Are you ready to learn all about this rather sad, but utterly important topic? Pull on your fire-proof overcoat and here we go!
It’s a physical phenomenon… with a real, physical cause
This is something that we need to clear up before we even start our theme: overheating is not digital, but physical. Melting, fire, and overheating are phenomena you can experience with your senses. There are mainly three indicators that something inside your computer is overheating.
- Burnt smell – If you start perceiving burnt smell coming out of any electronic system including computers, it should be enough of an alarm to take action. If your computer starts making popping noises and the audio goes out, this might mean its soundcard might be overheating and you need to do something about it. A good trick is to smell the laptop after you’re done using it because the burnt smell sticks around for days.

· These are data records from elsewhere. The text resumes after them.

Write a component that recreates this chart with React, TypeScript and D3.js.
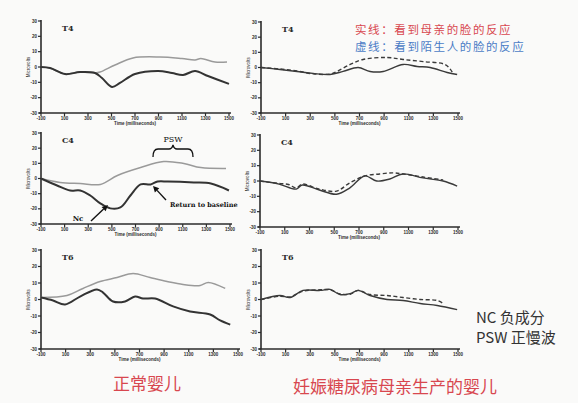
import React from 'react';
import * as d3 from 'd3';

// time (ms) / amplitude (µV) pairs
const TIME_TICKS = [-100, 100, 300, 500, 700, 900, 1100, 1300, 1500];
const UV_TICKS = [30, 20, 10, 0, -10, -20, -30];

// normal infants: mother face (dark), stranger face (gray)
const normalT4Mother = [[-100, 0], [-23, -0.7], [104, -4.6], [232, -3.3], [360, -3.9], [419, -7.2], [504, -13], [572, -10.4], [700, -4.6], [896, -2.6], [1015, -3.9], [1109, -5.2], [1211, -2.6], [1321, -5.9], [1500, -11]];
const normalT4Stranger = [[-100, 0], [-23, -0.7], [104, -4.6], [232, -3.3], [360, -3.9], [402, -3.3], [530, 1.3], [683, 5.9], [913, 6.5], [1100, 5.5], [1211, 4.6], [1260, 5.5], [1381, 3.3], [1483, 3.3]];
const normalC4Mother = [[-100, 0], [36, -4.6], [147, -7.9], [232, -7.9], [317, -11.2], [402, -16.4], [487, -19.7], [572, -19.1], [657, -11.2], [743, -3.9], [828, -3.9], [887, -2], [972, -2], [1194, -2.6], [1338, -3.3], [1491, -7.9]];
const normalC4Stranger = [[-100, 0], [62, -2.6], [232, -3.3], [402, -3.9], [547, 2], [743, 7.2], [938, 11.2], [1109, 9.9], [1253, 7.2], [1466, 6.6]];
const normalT6Mother = [[-100, 1.2], [-2, -0.6], [95, -3], [217, 1.8], [355, 6.1], [404, 4.2], [485, -1.2], [583, -1.2], [664, 1.8], [729, 0.6], [827, 0.6], [973, -4.2], [1111, -7.3], [1274, -9.1], [1355, -12.7], [1437, -15.2]];
const normalT6Stranger = [[-100, 1.2], [111, 2.4], [241, 6.7], [380, 10.9], [518, 13.3], [648, 15.8], [786, 13.3], [924, 10.9], [1054, 9.1], [1193, 8.5], [1258, 10.3], [1396, 6.7]];

// infants of diabetic mothers: mother face (solid), stranger face (dashed)
const idmT4Mother = [[-100, 0], [54, -1.3], [193, -2.6], [323, -3.9], [461, -4.6], [567, -2.6], [689, 0], [786, -2.6], [892, -2.6], [1054, 2], [1168, 0.7], [1274, 0], [1412, -3.3], [1493, -4.6]];
const idmT4Stranger = [[-100, 0], [54, -1], [193, -2.3], [323, -4.2], [461, -4.3], [518, -2.6], [624, 2], [729, 5.3], [924, 6.6], [1054, 5.3], [1217, 3.9], [1400, 1.8], [1453, -3]];
const idmC4Mother = [[-100, 0], [54, -2], [193, -5.3], [241, -2.6], [380, -5.9], [518, -8.6], [624, -4.6], [746, 3.3], [843, 0], [949, 1.3], [1054, 4.6], [1217, 2], [1380, 0], [1493, -3.3]];
const idmC4Stranger = [[-100, 0], [54, -1.6], [130, -2.3], [193, -4.5], [241, -2], [380, -5.3], [518, -6.6], [624, -1.3], [746, 3.3], [867, 4.6], [973, 5.3], [1054, 4.6], [1217, 2.6], [1380, 0.7]];
const idmT6Mother = [[-100, 0], [54, 2.4], [136, 1.2], [241, 5.5], [380, 5.5], [461, 6.1], [542, 3], [624, 3.6], [689, 5.5], [786, 2.4], [924, 0], [1054, -0.6], [1193, -2.4], [1331, -3.6], [1493, -6.1]];
const idmT6Stranger = [[-100, 0], [54, 2], [136, 1.6], [241, 5], [380, 5.9], [461, 5.8], [542, 3.4], [624, 3.2], [689, 5.5], [786, 3], [924, 2.4], [1054, 1.2], [1193, 0], [1331, -0.6], [1380, -2.4]];

const legendLines = ['实线：看到母亲的脸的反应', '虚线：看到陌生人的脸的反应'];
const noteLines = ['NC 负成分', 'PSW 正慢波'];
const groupTitles = ['正常婴儿', '妊娠糖尿病母亲生产的婴儿'];

const RED = '#d8474f';
const BLUE = '#4a7cc6';
const INK = '#2b2b2b';

type Box = { x0: number; x1: number; y0: number; y1: number };

function Panel({ box, label, mother, stranger, dashed, children }: any) {
  const { x0, x1, y0, y1 } = box as Box;
  const x = d3.scaleLinear().domain([-100, 1500]).range([x0, x1]);
  const y = d3.scaleLinear().domain([-30, 30]).range([y1, y0]);
  const line = d3.line<number[]>()
    .x(d => x(d[0]))
    .y(d => y(d[1]))
    .curve(d3.curveCatmullRom.alpha(0.5));
  return (
    <g>
      {/* y axis */}
      <line x1={x0} x2={x0} y1={y0 - 1} y2={y1} stroke={INK} strokeWidth={1.6} />
      {UV_TICKS.map(t => (
        <g key={'y' + t}>
          <line x1={x0 - 3} x2={x0} y1={y(t)} y2={y(t)} stroke={INK} strokeWidth={1.2} />
          <text x={x0 - 4} y={y(t) + 1.5} fontSize={4.5} fontWeight="bold" textAnchor="end" fill={INK}>{t}</text>
        </g>
      ))}
      <text transform={`translate(${x0 - 11},${(y0 + y1) / 2}) rotate(-90)`} fontSize={4.5} textAnchor="middle" fill={INK}>Microvolts</text>
      {/* x axis */}
      <line x1={x0 - 2} x2={x1 + 2} y1={y1} y2={y1} stroke={INK} strokeWidth={1.6} />
      {TIME_TICKS.map(t => (
        <g key={'x' + t}>
          <line x1={x(t)} x2={x(t)} y1={y1} y2={y1 + 3} stroke={INK} strokeWidth={1.2} />
          <text x={x(t)} y={y1 + 7} fontSize={4.5} fontWeight="bold" textAnchor="middle" fill={INK}>{t}</text>
        </g>
      ))}
      <text x={(x0 + x1) / 2} y={y1 + 12} fontSize={4.5} fontWeight="bold" textAnchor="middle" fill={INK}>Time (milliseconds)</text>
      <text x={x0 + 21} y={y0 + 10} fontSize={8} fontWeight="bold" fontFamily="DejaVu Serif, serif" fill={INK}>{label}</text>
      {dashed ? (
        <>
          <path d={line(stranger) || ''} fill="none" stroke="#3a3a3a" strokeWidth={1.4} strokeDasharray="4 2.5" />
          <path d={line(mother) || ''} fill="none" stroke="#3a3a3a" strokeWidth={1.4} />
        </>
      ) : (
        <>
          <path d={line(stranger) || ''} fill="none" stroke="#9a9a9a" strokeWidth={1.5} />
          <path d={line(mother) || ''} fill="none" stroke="#333" strokeWidth={2} />
        </>
      )}
      {children}
    </g>
  );
}

function Arrow({ from, to }: { from: number[]; to: number[] }) {
  const a = Math.atan2(to[1] - from[1], to[0] - from[0]);
  const L = 6, W = 3;
  const bx = to[0] - L * Math.cos(a), by = to[1] - L * Math.sin(a);
  const px = -Math.sin(a) * W, py = Math.cos(a) * W;
  return (
    <g>
      <line x1={from[0]} y1={from[1]} x2={bx} y2={by} stroke="#111" strokeWidth={1.4} />
      <polygon points={`${to[0]},${to[1]} ${bx + px},${by + py} ${bx - px},${by - py}`} fill="#111" />
    </g>
  );
}

export default function App() {
  const left: Box[] = [
    { x0: 41, x1: 229, y0: 21, y1: 113 },
    { x0: 41, x1: 230, y0: 133, y1: 224 },
    { x0: 41, x1: 238, y0: 250, y1: 349 },
  ];
  const right: Box[] = [
    { x0: 261, x1: 458, y0: 22, y1: 113 },
    { x0: 260, x1: 458, y0: 135, y1: 227 },
    { x0: 261, x1: 458, y0: 250, y1: 349 },
  ];
  const cjk = '"Noto Sans CJK SC", "Noto Sans", sans-serif';
  return (
    <svg width={578} height={403} style={{ position: 'absolute', left: 0, top: 0, background: '#fafaf9' }} fontFamily="Liberation Sans, Arial, sans-serif">
      <rect width={578} height={403} fill="#fafaf9" />
      <Panel box={left[0]} label="T4" mother={normalT4Mother} stranger={normalT4Stranger} />
      <Panel box={left[1]} label="C4" mother={normalC4Mother} stranger={normalC4Stranger}>
        <path d="M153,157 Q153,149 158,149 L169,149 Q172,149 173,145 Q174,149 177,149 L188,149 Q193,149 193,157" fill="none" stroke="#111" strokeWidth={1.3} />
        <text x={173} y={142} fontSize={8} fontFamily="DejaVu Serif, serif" textAnchor="middle" fill="#111">PSW</text>
        <text x={78} y={221} fontSize={7} fontWeight="bold" fontFamily="DejaVu Serif, serif" textAnchor="middle" fill="#111">Nc</text>
        <Arrow from={[91, 221]} to={[108, 205]} />
        <text x={170} y={207} fontSize={6.5} fontWeight="bold" fontFamily="DejaVu Serif, serif" fill="#111">Return to baseline</text>
        <Arrow from={[166, 200]} to={[153, 186]} />
      </Panel>
      <Panel box={left[2]} label="T6" mother={normalT6Mother} stranger={normalT6Stranger} />
      <Panel box={right[0]} label="T4" mother={idmT4Mother} stranger={idmT4Stranger} dashed />
      <Panel box={right[1]} label="C4" mother={idmC4Mother} stranger={idmC4Stranger} dashed />
      <Panel box={right[2]} label="T6" mother={idmT6Mother} stranger={idmT6Stranger} dashed />

      {legendLines.map((s, i) => (
        <text key={s} x={355} y={34 + i * 17} fontSize={11.5} letterSpacing={1.6} fontFamily={cjk} fill={i === 0 ? RED : BLUE}>{s}</text>
      ))}
      {noteLines.map((s, i) => (
        <text key={s} x={476} y={323 + i * 20} fontSize={15} fontFamily={cjk} fill="#333">{s}</text>
      ))}
      <text x={147} y={390} fontSize={17} fontFamily={cjk} textAnchor="middle" fill={RED}>{groupTitles[0]}</text>
      <text x={395} y={393} fontSize={17} fontFamily={cjk} textAnchor="middle" fill={RED}>{groupTitles[1]}</text>
    </svg>
  );
}
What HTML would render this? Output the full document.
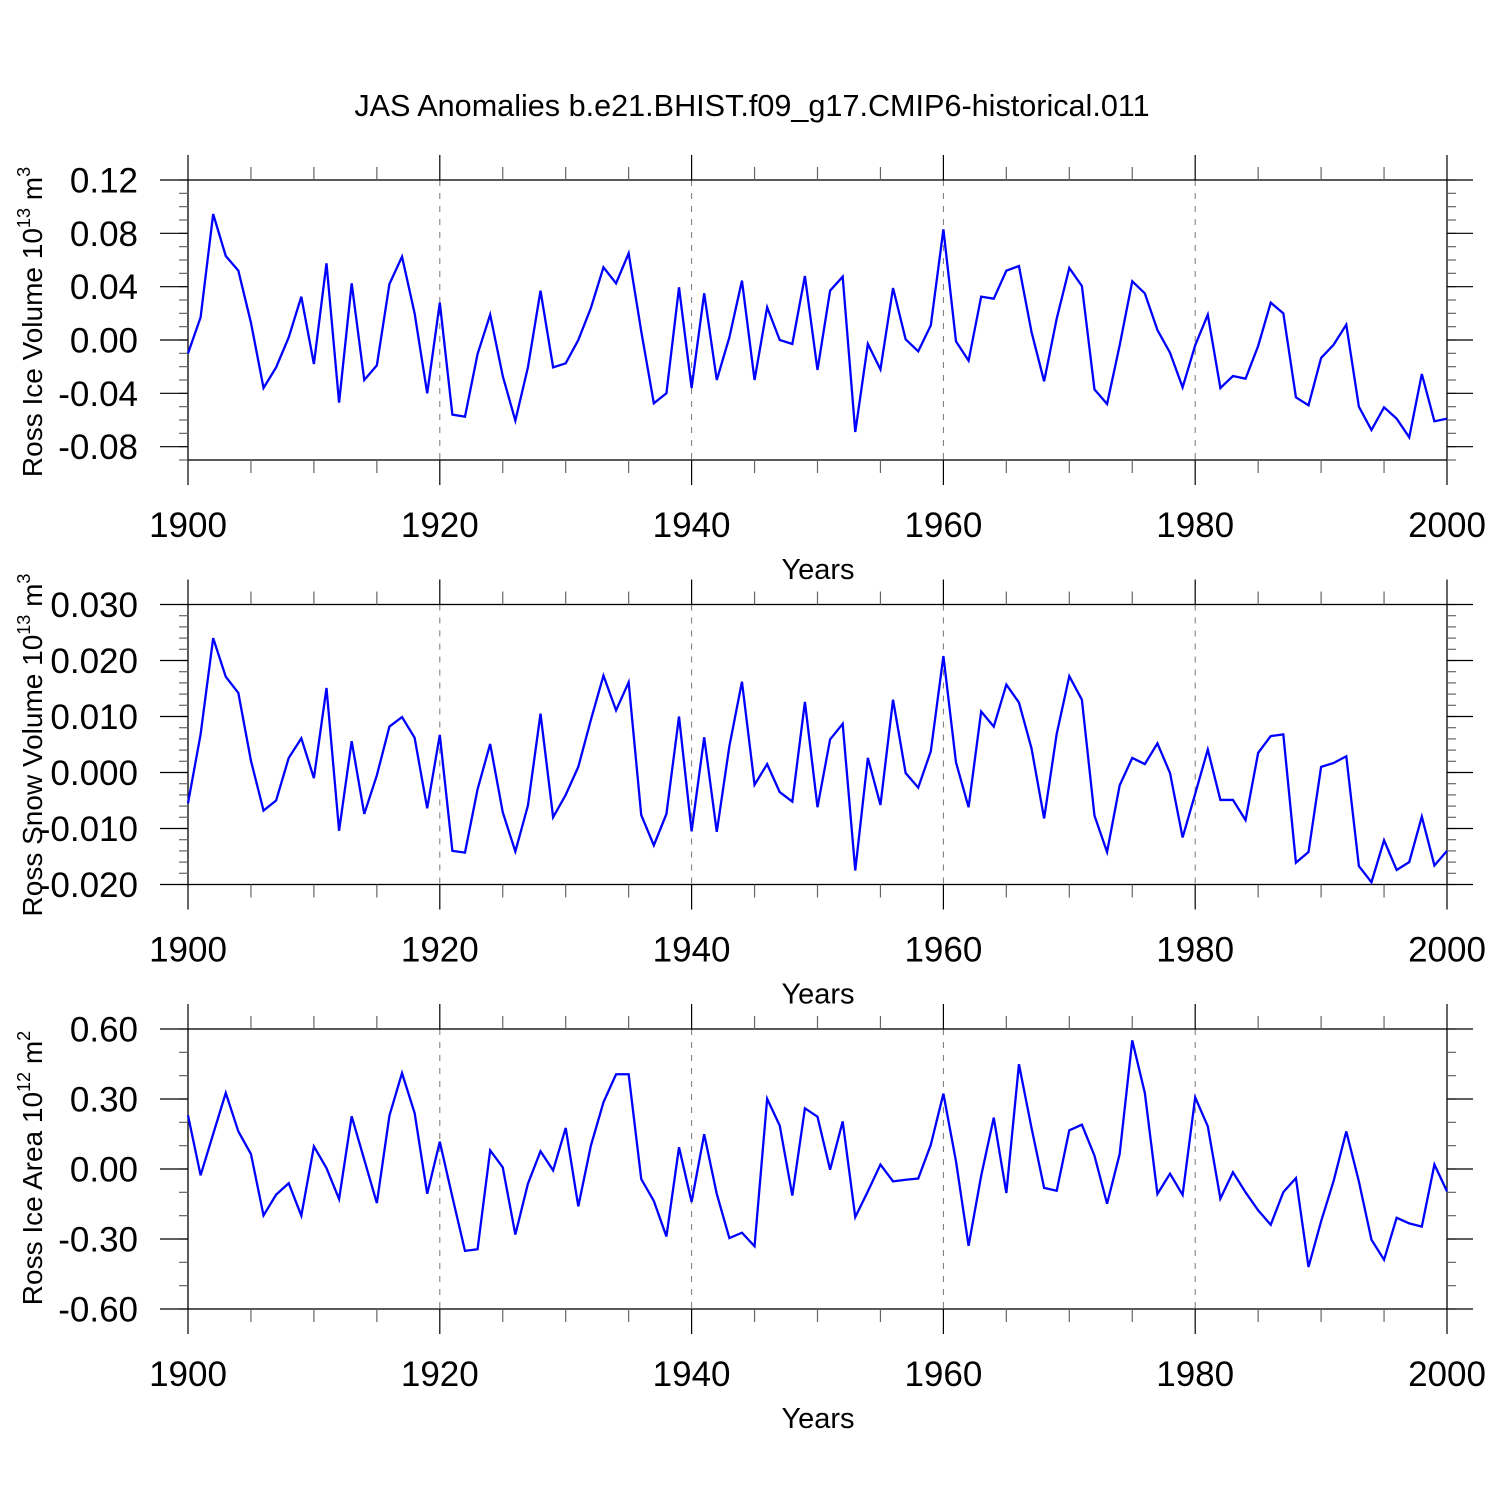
<!DOCTYPE html>
<html><head><meta charset="utf-8"><style>
html,body{margin:0;padding:0;background:#fff;}
svg{display:block;font-family:"Liberation Sans",Arial,sans-serif;}
</style></head><body>
<svg id="chart" width="1500" height="1500" viewBox="0 0 1500 1500" xmlns="http://www.w3.org/2000/svg">
<rect width="1500" height="1500" fill="#fff"/>
<text x="752" y="116" font-size="30.6" text-anchor="middle">JAS Anomalies b.e21.BHIST.f09_g17.CMIP6-historical.011</text>
</svg>
<script>
const startYear = 1900;
const iceVolume = [-0.010,0.017,0.0945,0.063,0.052,0.013,-0.036,-0.0205,0.002,0.0325,-0.018,0.0575,-0.047,0.0425,-0.030,-0.019,0.042,0.0625,0.020,-0.040,
0.028,-0.056,-0.0575,-0.0105,0.019,-0.027,-0.0605,-0.0205,0.037,-0.0205,-0.0175,0.000,0.024,0.0545,0.0425,0.065,0.0065,-0.0475,-0.040,0.0395,
-0.036,0.035,-0.030,0.002,0.0445,-0.030,0.0245,0.000,-0.003,0.048,-0.0225,0.037,0.0475,-0.069,-0.003,-0.022,0.039,0.0005,-0.0085,0.011,
0.083,-0.001,-0.0155,0.0325,0.031,0.052,0.0555,0.006,-0.031,0.016,0.054,0.0405,-0.037,-0.048,-0.004,0.044,0.035,0.0075,-0.0095,-0.0355,
-0.004,0.019,-0.036,-0.027,-0.029,-0.0045,0.028,0.020,-0.043,-0.049,-0.0135,-0.0035,0.0115,-0.050,-0.0675,-0.0505,-0.059,-0.073,-0.0255,-0.061,-0.059];
const snowVolume = [-0.0055,0.0068,0.024,0.0171,0.0142,0.0021,-0.0068,-0.005,0.0026,0.0061,-0.001,0.0151,-0.0104,0.0056,-0.0074,-0.0005,0.0082,0.0099,0.0062,-0.0064,
0.0067,-0.014,-0.0143,-0.003,0.0051,-0.0071,-0.0141,-0.0059,0.0105,-0.008,-0.004,0.001,0.0094,0.0173,0.0111,0.0161,-0.0076,-0.013,-0.0074,0.010,
-0.0105,0.0063,-0.0106,0.0047,0.0162,-0.0022,0.0015,-0.0035,-0.0052,0.0126,-0.0062,0.0059,0.0087,-0.0175,0.0026,-0.0058,0.013,-0.0001,-0.0027,0.0038,
0.0208,0.0018,-0.0062,0.0109,0.0082,0.0157,0.0125,0.0043,-0.0082,0.0069,0.0172,0.013,-0.0077,-0.0142,-0.0023,0.0026,0.0015,0.0052,-0.0001,-0.0116,
-0.0038,0.0041,-0.0049,-0.0049,-0.0085,0.0035,0.0065,0.0068,-0.0161,-0.0142,0.001,0.0017,0.0029,-0.0167,-0.0196,-0.0121,-0.0174,-0.016,-0.0079,-0.0166,-0.014];
const iceArea = [0.23,-0.027,0.15,0.326,0.161,0.064,-0.199,-0.11,-0.061,-0.2,0.097,0.004,-0.129,0.226,0.04,-0.146,0.229,0.411,0.24,-0.106,
0.117,-0.12,-0.351,-0.344,0.08,0.007,-0.281,-0.063,0.076,-0.006,0.176,-0.16,0.1,0.286,0.406,0.406,-0.043,-0.137,-0.289,0.093,
-0.141,0.149,-0.107,-0.296,-0.273,-0.331,0.301,0.186,-0.114,0.26,0.224,-0.003,0.204,-0.206,-0.096,0.019,-0.053,-0.046,-0.041,0.104,
0.323,0.033,-0.329,-0.029,0.22,-0.103,0.449,0.176,-0.081,-0.093,0.166,0.19,0.057,-0.149,0.064,0.551,0.326,-0.107,-0.02,-0.111,
0.307,0.183,-0.127,-0.014,-0.1,-0.177,-0.239,-0.099,-0.039,-0.42,-0.224,-0.05,0.161,-0.053,-0.303,-0.389,-0.209,-0.233,-0.247,0.019,-0.096];
const xTickLabels = ["1900","1920","1940","1960","1980","2000"];
const iceVolTicks = ["0.12","0.08","0.04","0.00","-0.04","-0.08"];
const snowTicks = ["0.030","0.020","0.010","0.000","-0.010","-0.020"];
const areaTicks = ["0.60","0.30","0.00","-0.30","-0.60"];

const NS="http://www.w3.org/2000/svg";
const svg=document.getElementById('chart');
function mk(tag,attrs,parent){const e=document.createElementNS(NS,tag);for(const k in attrs)e.setAttribute(k,attrs[k]);(parent||svg).appendChild(e);return e;}
const L=188,R=1447;
function xScale(yr){return L+(yr-1900)*(R-L)/100;}

function panel(cfg){
  const g=mk('g',{});
  
  
  const T=cfg.top,B=cfg.top+280;
  const yScale=v=>T+(cfg.ymax-v)*280/(cfg.ymax-cfg.ymin);
  for(let yr=1920;yr<=1980;yr+=20){
    const d=mk('line',{x1:xScale(yr),x2:xScale(yr),y1:T,y2:B,stroke:'#777','stroke-width':1,'stroke-dasharray':'6,7'},g);
    
    
  }
  const fr=mk('rect',{x:L,y:T,width:R-L,height:280,fill:'none',stroke:'#000','stroke-width':1.3},g);
  
  
  for(let yr=1900;yr<=2000;yr+=5){
    const major=yr%20===0, len=major?25:13, x=xScale(yr);
    mk('line',{x1:x,x2:x,y1:T,y2:T-len,stroke:major?'#000':'#666','stroke-width':1.2},g);
    mk('line',{x1:x,x2:x,y1:B,y2:B+len,stroke:major?'#000':'#666','stroke-width':1.2},g);
  }
  xTickLabels.forEach((lab,i)=>{
    const t=mk('text',{x:xScale(1900+i*20),y:B+77,'font-size':35,'text-anchor':'middle'},g);
    t.textContent=lab;
    
    
  });
  const xt=mk('text',{x:818,y:B+119,'font-size':29,'text-anchor':'middle'},g);
  xt.textContent='Years';
  
  
  const nMinor=Math.round((cfg.ymax-cfg.ymin)/cfg.minor);
  for(let i=0;i<=nMinor;i++){
    const y=yScale(cfg.ymax-i*cfg.minor);
    mk('line',{x1:L,x2:L-9,y1:y,y2:y,stroke:'#666','stroke-width':1.2},g);
    mk('line',{x1:R,x2:R+9,y1:y,y2:y,stroke:'#666','stroke-width':1.2},g);
  }
  cfg.ticks.forEach(lab=>{
    const v=parseFloat(lab),y=yScale(v);
    mk('line',{x1:L,x2:L-28,y1:y,y2:y,stroke:'#000','stroke-width':1.2},g);
    mk('line',{x1:R,x2:R+26,y1:y,y2:y,stroke:'#000','stroke-width':1.2},g);
    const t=mk('text',{x:138,y:y+12.5,'font-size':35,'text-anchor':'end'},g);
    t.textContent=lab;
    
    
  });
  const yt=mk('text',{transform:`translate(42,${cfg.tcy}) rotate(-90)`,'font-size':28,'text-anchor':'middle'},g);
  
  
  const s1=mk('tspan',{},yt);s1.textContent=cfg.title+' 10';
  const s2=mk('tspan',{dy:-12,'font-size':18},yt);s2.textContent=cfg.exp;
  const s3=mk('tspan',{dy:12},yt);s3.textContent=' m';
  const s4=mk('tspan',{dy:-12,'font-size':18},yt);s4.textContent=cfg.unitExp;
  const pts=cfg.data.map((v,i)=>xScale(startYear+i).toFixed(2)+','+yScale(v).toFixed(2)).join(' ');
  const pl=mk('polyline',{points:pts,fill:'none',stroke:'#0000ff','stroke-width':2.3,'stroke-linejoin':'miter'},g);
  
  
}
panel({name:'ice-volume-panel',top:180,ymax:0.12,ymin:-0.09,minor:0.01,ticks:iceVolTicks,data:iceVolume,title:'Ross Ice Volume',exp:'13',unitExp:'3',tcy:322});
panel({name:'snow-volume-panel',top:604.5,ymax:0.030,ymin:-0.020,minor:0.002,ticks:snowTicks,data:snowVolume,title:'Ross Snow Volume',exp:'13',unitExp:'3',tcy:745});
panel({name:'ice-area-panel',top:1029,ymax:0.6,ymin:-0.6,minor:0.1,ticks:areaTicks,data:iceArea,title:'Ross Ice Area',exp:'12',unitExp:'2',tcy:1168});
</script>
</body></html>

- Extreme heat – If you are using a CPU or a laptop on a desk, you can easily spot burnt marks on the wood or whatever material your desk is. When CPUs are on the floor and far from us, it is more difficult to spot extreme heat. Touch it at least twice during your working session to check on its temperature. You’ll be able to differentiate regular heat from extreme heat with just the palm of your hand (beware not to get burnt, ouch!)
- Smoke – Smoke is definite proof of overheating. If your CPU or laptop, at any time, turns into a chimney, you have to take action. It can be an element inside setting on fire which could, potentially, destroy your entire computer. In the presence of smoke, just pull the plug and get professional help before it’s too late.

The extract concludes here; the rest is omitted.